By Seongmin Park in nlp — May 28, 2021

Interesting Papers - April 2021

Will someone please talk some sense into my decoder

The Lottery Ticket Hypothesis for Pre-trained BERT Networks

Lottery Ticket Hypothesis - In a huge neural network, there exists a sub-network that is responsible for almost all of the huge network's performance (accuracy). Extracting and training the sub-network can reduce model size with no sacrifice in performance.
This paper explores if Lottery Ticket Hypothesis applies to BERT. Turns out it does!
Achieves 40% ~ 90% sparsity. Sub-network for masked language modeling task had sparsity of 70%.
Sub-networks are mostly downstream-task-specific. Sub-network for a specific task cannot be used for another task.
In earlier research regarding the Lottery Ticket Hypothesis, good sub-networks had to be captured in early stages of pretraining. This paper explores sub-network capturing during fine-tuning.
Thoughts: If tickets (sub-networks) are not transferable between tasks, the results are not very exciting in POV of building smaller generalized language models.

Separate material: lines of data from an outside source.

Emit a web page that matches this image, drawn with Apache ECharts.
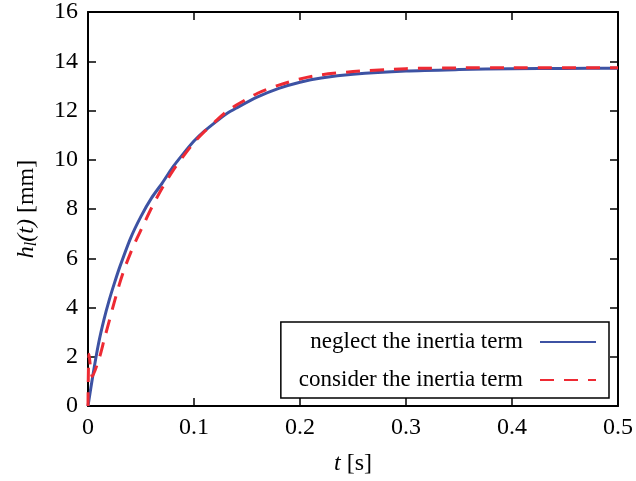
<!DOCTYPE html>
<html>
<head>
<meta charset="utf-8">
<script src="https://cdn.jsdelivr.net/npm/echarts@6/dist/echarts.min.js"></script>
<style>
  html, body { margin: 0; padding: 0; background: #fff; }
  #main { width: 636px; height: 481px; }
</style>
</head>
<body>
<div id="main"></div>
<script>
// time samples [s] and heights [mm]
var tNeglect = [0, 0.005, 0.01, 0.015, 0.02, 0.025, 0.03, 0.04, 0.05, 0.06, 0.07, 0.08, 0.09, 0.1, 0.11, 0.12, 0.13, 0.14, 0.16, 0.18, 0.2, 0.22, 0.25, 0.3, 0.35, 0.4, 0.45, 0.5];
var hNeglect = [0, 1.35, 2.55, 3.5, 4.3, 5.0, 5.65, 6.8, 7.7, 8.45, 9.05, 9.7, 10.25, 10.76, 11.17, 11.52, 11.85, 12.1, 12.55, 12.9, 13.15, 13.32, 13.47, 13.6, 13.66, 13.7, 13.71, 13.72];
var tConsider = [0, 0.001, 0.004, 0.011, 0.015, 0.02, 0.025, 0.03, 0.035, 0.04, 0.045, 0.05, 0.06, 0.07, 0.08, 0.09, 0.1, 0.11, 0.12, 0.13, 0.14, 0.16, 0.18, 0.2, 0.22, 0.25, 0.3, 0.35, 0.4, 0.5];
var hConsider = [0, 2.1, 1.2, 2.0, 2.65, 3.45, 4.25, 5.0, 5.65, 6.2, 6.7, 7.15, 8.05, 8.85, 9.55, 10.15, 10.7, 11.15, 11.55, 11.93, 12.22, 12.7, 13.03, 13.28, 13.45, 13.58, 13.7, 13.73, 13.74, 13.74];
var seriesNames = ['neglect the inertia term', 'consider the inertia term'];

function zip(xs, ys) {
  return xs.map(function (x, i) { return [x, ys[i]]; });
}

var font = 'Liberation Serif';
function tick() { return { show: true, inside: true, length: 8, lineStyle: { color: '#000', width: 1.5 } }; }
function line() { return { show: true, onZero: false, lineStyle: { color: '#000', width: 2 } }; }

var myChart = echarts.init(document.getElementById('main'));
myChart.setOption({
  animation: false,
  grid: { left: 88, right: 18, top: 9, bottom: 74 },
  legend: {
    orient: 'vertical',
    align: 'right',
    right: 27,
    bottom: 83,
    padding: [8, 12, 6, 18],
    itemGap: 14,
    itemWidth: 56,
    itemHeight: 14,
    borderColor: '#000',
    borderWidth: 1.5,
    borderRadius: 0,
    backgroundColor: '#fff',
    itemStyle: { opacity: 0 },
    textStyle: { fontFamily: font, fontSize: 23, lineHeight: 24, color: '#000', padding: [0, 12, 0, 0] },
    data: seriesNames
  },
  xAxis: [{
    type: 'value', min: 0, max: 0.5, interval: 0.1,
    axisLine: line(), axisTick: tick(), splitLine: { show: false },
    axisLabel: { margin: 10, fontFamily: font, fontSize: 24, color: '#000' },
    name: '{i|t} [s]', nameLocation: 'middle', nameGap: 46,
    nameTextStyle: { fontFamily: font, fontSize: 24, color: '#000',
      rich: { i: { fontFamily: font, fontStyle: 'italic', fontSize: 24 } } }
  }, {
    type: 'value', position: 'top', min: 0, max: 0.5, interval: 0.1,
    axisLine: line(), axisTick: tick(), axisLabel: { show: false }, splitLine: { show: false }
  }],
  yAxis: [{
    type: 'value', min: 0, max: 16, interval: 2,
    axisLine: line(), axisTick: tick(), splitLine: { show: false },
    axisLabel: { margin: 10, fontFamily: font, fontSize: 24, color: '#000' },
    name: '{i|h}{sub|l}{i|(t)} [mm]', nameLocation: 'middle', nameGap: 48, nameRotate: 90,
    nameTextStyle: { fontFamily: font, fontSize: 24, color: '#000',
      rich: {
        i: { fontFamily: font, fontStyle: 'italic', fontSize: 24 },
        sub: { fontFamily: font, fontStyle: 'italic', fontSize: 16, verticalAlign: 'bottom', padding: [10, 0, 0, 0] }
      } }
  }, {
    type: 'value', position: 'right', min: 0, max: 16, interval: 2,
    axisLine: line(), axisTick: tick(), axisLabel: { show: false }, splitLine: { show: false }
  }],
  series: [{
    name: seriesNames[0], type: 'line', symbol: 'none', smooth: 0.25,
    lineStyle: { color: '#3d52a3', width: 3 }, itemStyle: { color: '#3d52a3' },
    data: zip(tNeglect, hNeglect)
  }, {
    name: seriesNames[1], type: 'line', symbol: 'none', smooth: 0.25,
    lineStyle: { color: '#ee2a33', width: 3, type: [14, 10] }, itemStyle: { color: '#ee2a33' },
    data: zip(tConsider, hConsider)
  }]
});
</script>
</body>
</html>
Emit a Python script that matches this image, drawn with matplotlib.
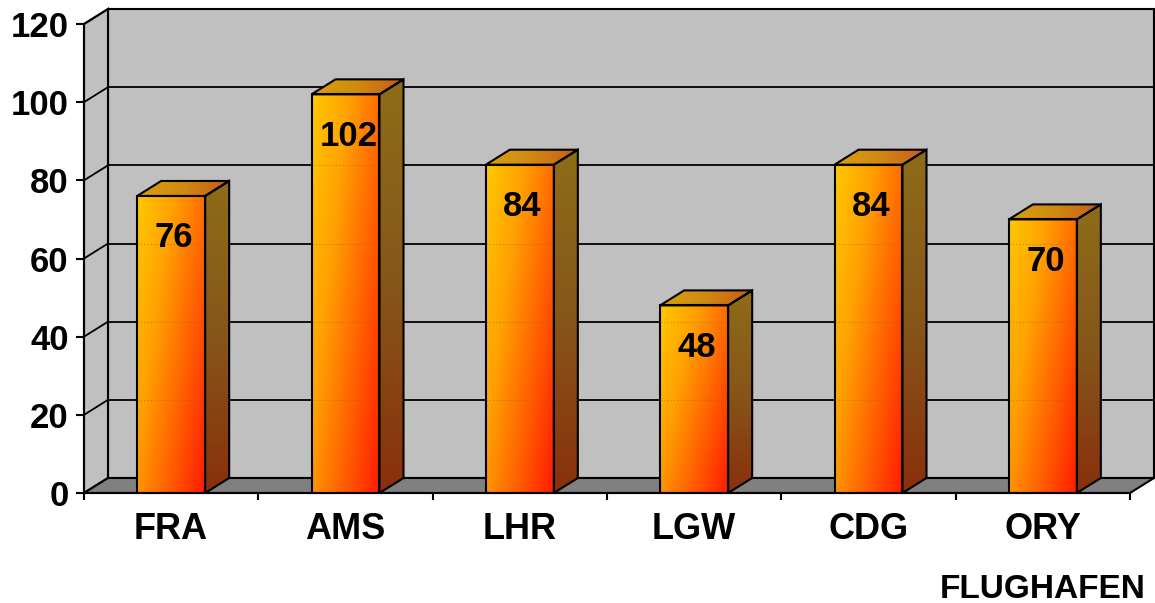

Presents methods to train BERT in 24 hours (with 8 GPUs with 12GB VRAM), achieving competitive results with the reference implementation.
Juxtaposition of various economically optimized training methods suggested so far:
- Use Deepspeed.
- Replace masked language model prediction head with sparse token prediction.
- Pre-mask 10 copies of original corpus. Pre-load corpus to RAM to reduce IO bottleneck.
- Sequence length of 128. Tried batch sizes 4,096, 8,192, and 16,384.
- Significantly smaller learning rate warmup proportions (0% ~ 6%) than ones used by original BERT.

Posterior collapse is a huge problem in VAE. One has to balance prior loss on the encoder output and reconstruction loss on the decoder output.
Often, VAE learns to prioritize the reconstruction loss, ignoring output from the encoder.
Several studies try to mitigate this phenomenon. One famous example is KL annealing suggested in Bowman et al., where weight of the prior loss is slowly warmed-up (annealed) during initial training steps so that the prior loss is learned after the decoder learns to make more sense.
This paper proposes a new scheme for KL annealing, which is to repeat (cycle) KL weight warm-ups during training.
Paper results show cyclically annealing is almost always better than monotonically annealing.

To combat posterior collapse, train the VAE encoder to completion before training the decoder.

Autoregressive decoders have a hard time generating human-like input. The network must find a balance between probabilistically selecting likely tokens and mimicking human token variance.
This study suggests nucleus sampling (a.k.a. top-p sampling).
In top-k sampling, next tokens are sampled from a pool of top k most likely tokens.
In top-p sampling, next tokens are sampled from a pool of tokens with probability above p.
Results in the paper show top-p sampling better matches human performance in terms of variance and accuracy.

This paper tackles neural text degeneration in the training phase (as opposed to decoding phase).
The paper proposes unlikelihood training, which adds penalty if decoder repeats tokens it saw before.
There are two kinds of unlikelihood training: token-level and sequence-level. They can be used simultaneously.
Token level unlikelihood training adds penalty to tokens seen before decoding.
Sequence level unlikelihood training adds penalty for repeated n-grams.
Autoregressive decoders trained this way generates sentences that are less dull (producing common tokens that don't contribute much) and repetitive.

Teacher forcing - Providing delayed ground truth decoder outputs during autoregressive model training. This allows parallelized decoding and faster convergence. Mitigates gradient vanishing/exploding.
Exposure bias - Teacher forcing is a problem in autoregressive models because model operation differs bewteen training and test time.Leads to degeneration.
Paper says it's actually okay to use teacher forcing.

Language model was trained with syllable tokenization on Penn Treebank.
Outperforms character, morphological, and BPE tokenizations in character-level perplexity.